Lidge took over closer duties in mid-2004 following Wagner's departure for the Phillies via free agency and Dotel's inclusion in a three-team deal that brought Carlos Beltran to Houston. Lidge saved 29 games in 33 save opportunities and delivered a 1.90 ERA while striking out a whopping 157 hitters in 94 2/3 innings, a rate of 14.93 per nine, just 0.05 shy of Eric Gagne's record-setting rate the year before. Powered by Beltran, who hit eight postseason homers, the Astros came within one win of the NL pennant before falling to the Cardinals in a seven-game NLCS. Lidge sparkled in defeat, striking out 14 while allowing just one hit and two walks in eight innings.

He earned All-Star honors and saved 42 games the next year, as the Astros surmounted the Cardinals in an NLCS rematch to win their first pennant in franchise history. Houston won despite Lidge yielding the aforementioned, mammoth three-run ninth-inning homer to Pujols that turned a 4-2 lead into a 5-4 deficit in Game 5; the Astros, who led the series 3-2, had to travel to St. Louis to close the series out in Game 6. That shot foreshadowed Lidge's struggles in the World Series, where the White Sox swept the Astros. He took losses in Game 2 via a walkoff homer by Scott Podsednik, and again in Game 4 via an eighth-inning tally that provided the game's only run.

Whether or not it was due to confidence issues in the wake of those high-profile failures (as some charged), Lidge slumped to a 5.28 ERA in 2006, though he did save 32 games, and he battled abdominal and knee injuries the following year, the latter of which required offseason surgery. Traded to the Phillies in a five-player deal that sent Michael Bourn to Houston, he reeled off a spectacular 2008 season for a team that won the pennant behind Chase Utley, Ryan Howard, Shane Victorino, Jimmy Rollins and Cole Hamels, converting all 41 save attempts and striking out 11.9 per nine with a 1.95 ERA during the regular season. He then converted all seven save opportunities in the postseason, including the World Series clincher.

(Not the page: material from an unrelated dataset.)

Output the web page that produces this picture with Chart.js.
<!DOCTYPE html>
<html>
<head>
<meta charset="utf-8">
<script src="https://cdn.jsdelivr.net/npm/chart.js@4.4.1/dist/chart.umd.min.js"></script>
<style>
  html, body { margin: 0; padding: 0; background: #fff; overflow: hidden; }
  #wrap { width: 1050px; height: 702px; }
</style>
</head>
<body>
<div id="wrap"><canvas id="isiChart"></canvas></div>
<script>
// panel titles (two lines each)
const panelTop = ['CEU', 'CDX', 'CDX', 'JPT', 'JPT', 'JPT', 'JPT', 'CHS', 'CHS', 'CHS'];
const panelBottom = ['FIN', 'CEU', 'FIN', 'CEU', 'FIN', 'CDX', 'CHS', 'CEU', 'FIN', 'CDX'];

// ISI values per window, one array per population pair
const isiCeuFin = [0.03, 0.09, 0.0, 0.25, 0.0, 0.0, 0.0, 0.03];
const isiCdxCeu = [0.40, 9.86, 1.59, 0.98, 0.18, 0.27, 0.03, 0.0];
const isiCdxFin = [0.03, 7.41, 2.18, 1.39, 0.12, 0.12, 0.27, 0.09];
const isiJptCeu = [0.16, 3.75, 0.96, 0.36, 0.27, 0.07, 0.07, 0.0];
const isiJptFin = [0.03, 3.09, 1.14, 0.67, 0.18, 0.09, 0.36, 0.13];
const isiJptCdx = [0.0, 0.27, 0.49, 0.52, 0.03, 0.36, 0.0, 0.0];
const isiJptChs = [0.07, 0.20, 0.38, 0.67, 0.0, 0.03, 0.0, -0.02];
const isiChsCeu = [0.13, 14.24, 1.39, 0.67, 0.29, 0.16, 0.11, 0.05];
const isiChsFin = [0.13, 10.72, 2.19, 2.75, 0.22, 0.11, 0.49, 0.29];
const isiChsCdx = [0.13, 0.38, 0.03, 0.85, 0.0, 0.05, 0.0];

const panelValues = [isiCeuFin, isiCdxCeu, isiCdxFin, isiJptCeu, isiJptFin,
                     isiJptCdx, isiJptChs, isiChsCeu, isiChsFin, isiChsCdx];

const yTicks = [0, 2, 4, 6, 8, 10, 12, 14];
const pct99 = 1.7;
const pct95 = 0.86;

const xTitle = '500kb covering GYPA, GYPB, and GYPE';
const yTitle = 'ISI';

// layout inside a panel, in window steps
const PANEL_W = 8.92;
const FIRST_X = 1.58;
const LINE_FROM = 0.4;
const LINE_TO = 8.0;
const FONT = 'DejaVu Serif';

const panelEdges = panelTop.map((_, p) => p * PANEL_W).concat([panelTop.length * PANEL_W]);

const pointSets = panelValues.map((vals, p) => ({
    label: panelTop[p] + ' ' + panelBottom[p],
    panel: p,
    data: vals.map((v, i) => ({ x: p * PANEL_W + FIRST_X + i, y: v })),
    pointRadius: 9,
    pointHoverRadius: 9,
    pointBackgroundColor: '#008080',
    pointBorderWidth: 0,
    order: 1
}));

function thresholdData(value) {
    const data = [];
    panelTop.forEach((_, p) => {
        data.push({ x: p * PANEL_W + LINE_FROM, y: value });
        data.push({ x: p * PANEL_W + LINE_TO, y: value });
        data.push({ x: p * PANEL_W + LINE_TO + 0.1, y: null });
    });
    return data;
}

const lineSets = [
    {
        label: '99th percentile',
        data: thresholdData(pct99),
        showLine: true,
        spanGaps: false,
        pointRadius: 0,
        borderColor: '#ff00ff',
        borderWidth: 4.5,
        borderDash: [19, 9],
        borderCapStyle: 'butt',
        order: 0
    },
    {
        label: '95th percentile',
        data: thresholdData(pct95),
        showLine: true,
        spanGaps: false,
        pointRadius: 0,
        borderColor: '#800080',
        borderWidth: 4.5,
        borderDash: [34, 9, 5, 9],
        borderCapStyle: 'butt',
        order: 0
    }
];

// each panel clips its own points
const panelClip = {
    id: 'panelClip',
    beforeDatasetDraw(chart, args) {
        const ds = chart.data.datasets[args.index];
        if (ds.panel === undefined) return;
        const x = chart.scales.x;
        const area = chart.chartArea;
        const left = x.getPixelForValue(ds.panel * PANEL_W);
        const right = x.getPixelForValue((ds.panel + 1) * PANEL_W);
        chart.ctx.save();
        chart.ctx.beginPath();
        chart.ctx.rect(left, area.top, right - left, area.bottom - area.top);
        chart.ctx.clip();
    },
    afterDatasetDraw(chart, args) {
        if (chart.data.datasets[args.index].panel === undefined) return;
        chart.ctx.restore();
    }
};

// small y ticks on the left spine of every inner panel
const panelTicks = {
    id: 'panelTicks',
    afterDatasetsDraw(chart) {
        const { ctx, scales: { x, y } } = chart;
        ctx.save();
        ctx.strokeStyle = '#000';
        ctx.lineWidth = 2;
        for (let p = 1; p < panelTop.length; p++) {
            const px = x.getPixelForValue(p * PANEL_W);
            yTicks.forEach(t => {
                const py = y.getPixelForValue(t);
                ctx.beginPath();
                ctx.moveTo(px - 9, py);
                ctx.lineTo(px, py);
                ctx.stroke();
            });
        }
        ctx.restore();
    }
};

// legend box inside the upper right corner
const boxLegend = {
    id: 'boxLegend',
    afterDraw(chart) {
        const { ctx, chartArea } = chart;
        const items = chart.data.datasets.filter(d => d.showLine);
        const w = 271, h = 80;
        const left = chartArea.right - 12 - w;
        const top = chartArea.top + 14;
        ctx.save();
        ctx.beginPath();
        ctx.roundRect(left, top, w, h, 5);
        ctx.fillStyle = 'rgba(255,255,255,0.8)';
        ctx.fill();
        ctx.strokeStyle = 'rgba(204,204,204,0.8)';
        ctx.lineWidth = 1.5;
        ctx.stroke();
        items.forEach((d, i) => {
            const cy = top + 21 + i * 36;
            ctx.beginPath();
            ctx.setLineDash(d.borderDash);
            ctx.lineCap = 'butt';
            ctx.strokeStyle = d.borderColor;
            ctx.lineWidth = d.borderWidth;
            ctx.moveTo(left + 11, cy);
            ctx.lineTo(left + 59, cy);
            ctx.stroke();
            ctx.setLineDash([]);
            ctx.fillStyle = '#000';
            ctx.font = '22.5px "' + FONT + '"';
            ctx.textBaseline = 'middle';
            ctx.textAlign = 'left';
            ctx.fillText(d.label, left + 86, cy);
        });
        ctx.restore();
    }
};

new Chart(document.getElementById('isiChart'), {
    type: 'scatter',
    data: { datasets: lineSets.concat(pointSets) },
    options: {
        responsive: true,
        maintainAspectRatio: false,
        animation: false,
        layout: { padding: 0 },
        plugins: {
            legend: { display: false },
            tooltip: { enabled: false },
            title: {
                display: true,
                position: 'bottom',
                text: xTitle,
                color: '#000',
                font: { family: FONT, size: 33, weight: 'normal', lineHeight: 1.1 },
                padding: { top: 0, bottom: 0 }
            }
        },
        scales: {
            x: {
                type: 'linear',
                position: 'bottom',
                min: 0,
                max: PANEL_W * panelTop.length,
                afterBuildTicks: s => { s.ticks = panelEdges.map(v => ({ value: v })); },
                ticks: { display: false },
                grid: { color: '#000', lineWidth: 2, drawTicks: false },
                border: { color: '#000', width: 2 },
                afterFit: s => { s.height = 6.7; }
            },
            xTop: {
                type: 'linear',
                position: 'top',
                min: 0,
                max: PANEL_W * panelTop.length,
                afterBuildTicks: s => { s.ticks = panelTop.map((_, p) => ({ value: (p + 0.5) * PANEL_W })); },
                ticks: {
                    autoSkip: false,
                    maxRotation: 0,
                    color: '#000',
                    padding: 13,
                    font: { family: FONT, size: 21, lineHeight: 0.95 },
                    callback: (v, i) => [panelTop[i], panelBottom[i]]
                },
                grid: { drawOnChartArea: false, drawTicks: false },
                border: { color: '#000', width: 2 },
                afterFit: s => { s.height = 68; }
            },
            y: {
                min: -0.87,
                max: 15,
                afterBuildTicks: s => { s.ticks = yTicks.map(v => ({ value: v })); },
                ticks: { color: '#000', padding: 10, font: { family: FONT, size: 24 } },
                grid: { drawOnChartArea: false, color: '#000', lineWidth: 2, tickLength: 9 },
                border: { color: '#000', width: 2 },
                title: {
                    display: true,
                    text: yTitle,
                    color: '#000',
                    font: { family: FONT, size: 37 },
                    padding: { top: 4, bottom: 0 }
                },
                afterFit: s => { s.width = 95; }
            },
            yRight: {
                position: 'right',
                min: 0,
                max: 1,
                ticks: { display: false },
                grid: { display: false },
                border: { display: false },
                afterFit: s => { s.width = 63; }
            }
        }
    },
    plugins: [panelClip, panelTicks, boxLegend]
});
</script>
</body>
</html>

The Phillies re-signed Lidge to a three-year, $37.5 million deal as a free agent, but unfortunately, that was his last completely healthy season. He gutted out 31 saves the following year, but his 7.21 ERA, 11 blown saves and eight losses attested to his erratic performance. Even so, manager Charlie Manuel stuck by his closer, preferring to leave the very capable Ryan Madson in the setup role — a testament to just how set in their ways winning managers can become in rationalizing sticking with "their guys."

Lidge converted three postseason save opportunities as the NL East-champion Phillies won the pennant, but fell prey to the Yankees in Game 4 of the World Series, as the Bronx Bombers rallied for three ninth-inning runs. Never known for his ability to hold runners on, Lidge was caught off-guard by Johnny Damon's steal of second base, which was immediately followed by his famous dash to an uncovered third base. Damon's presence on third prevented Lidge from throwing a slider in the dirt and required him to rely on an increasingly ineffective fastball; Alex Rodriguez  hammered one to knock home the go-ahead run and the rally continued. The Yankees wound up beating the Phillies in six games.

Lidge underwent surgery to repair a torn flexor tendon and remove bone chips after the 2009 season, and missed most of April and May 2010 due to further complications. He did save 27 games with a 2.96 ERA, but his increasing reliance on his slider — by that point thrown more often than his flagging fastball — continued to take its toll. Shoulder problems limited him to just 19 1/3 innings and one save in 2011, the final year of his deal. He signed with the Nationals back in January, and had a brief opportunity to close when Drew Storen began the year on the DL, but he was rocked for a 9.64 ERA in 11 appearances before drawing his release in late June.